During this time, most of the planet north of the tropics was covered by an ocean, which housed most complex multicellular organisms.
David Fike, an associate professor of earth and planetary sciences in Arts & Sciences and a co-author on the study, explained that different factors affect the Earth’s climate can interact in unanticipated ways and events that may not seem extreme in themselves can put the climate system into a precarious state where additional perturbations can have dire consequences.
“It’s something to keep in mind when we contemplate geoengineering schemes to mitigate global warming,” Fike said in a statement.
Scientists often have a difficult time explaining past mass extinctions because the ancient atmospheres and oceans have long since been altered beyond recognition, forcing scientists to work from proxies including variations in oxygen isotopes in ancient rock to learn about climates of the past.
Fike said most elements in rock participate in so many chemical reactions that a signal can often be interpreted in more than one way, making proxies difficult to use.
David Jones, an earth scientist at Amherst College, bypassed the issue with proxies by measuring the abundance of mercury, where the main source of mercury during the Ordivician period was volcanism.
Volcanoes are climate forcers because they release both carbon dioxide that can produce long-term greenhouse warming and sulfur dioxide that can cause short-term reflective cooling.
Samples of rock from the Ordivician age found in south China and the Monitor Range Nevada showed anomalously high mercury concentrations where some samples with more than 500 times more mercury than the background concentration.
According to the scientists, the mercury arrived in three pulses, before and during the mass extinction where the first wave laid down a large igneous province that then drew down atmospheric carbon dioxide.
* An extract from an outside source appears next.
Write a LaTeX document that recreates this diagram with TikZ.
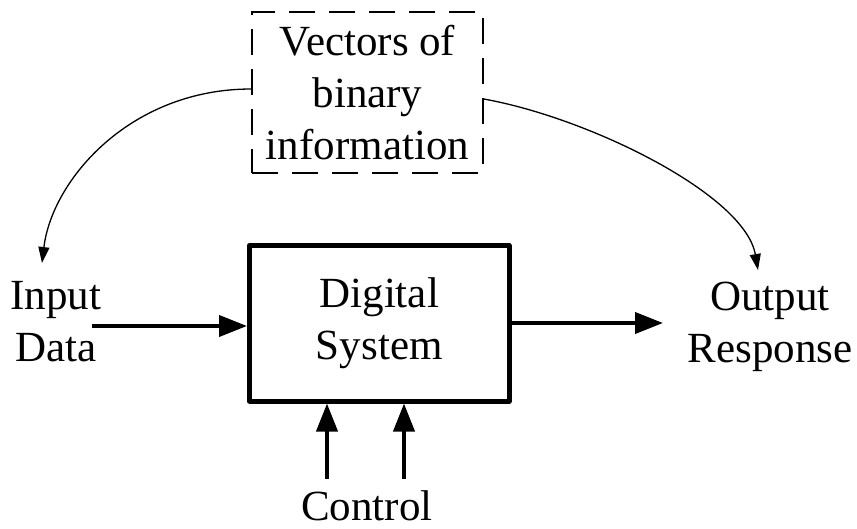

The climate then cooled, allowing glaciers to form in the southern hemisphere on the supercontinent of Gondwana.
The cooling may have also lowered the boundary between two layers of the atmosphere called the tropopause with different temperature gradients. A second wave of eruptions then occurring, injecting prodigious amounts of sulfur dioxide above the tropopause, leading to the largest pulse of extinctions.
Ice sheets then grew and the sea level dropped, causing many species to become extinct.
The second wave of volcanism also produce a greenhouse warming from carbon dioxide to overtake the cooling caused by the sulfur dioxide. This caused the climate to warm, ice to melt and sea level to rise, killing many of the survivors of the first pulse.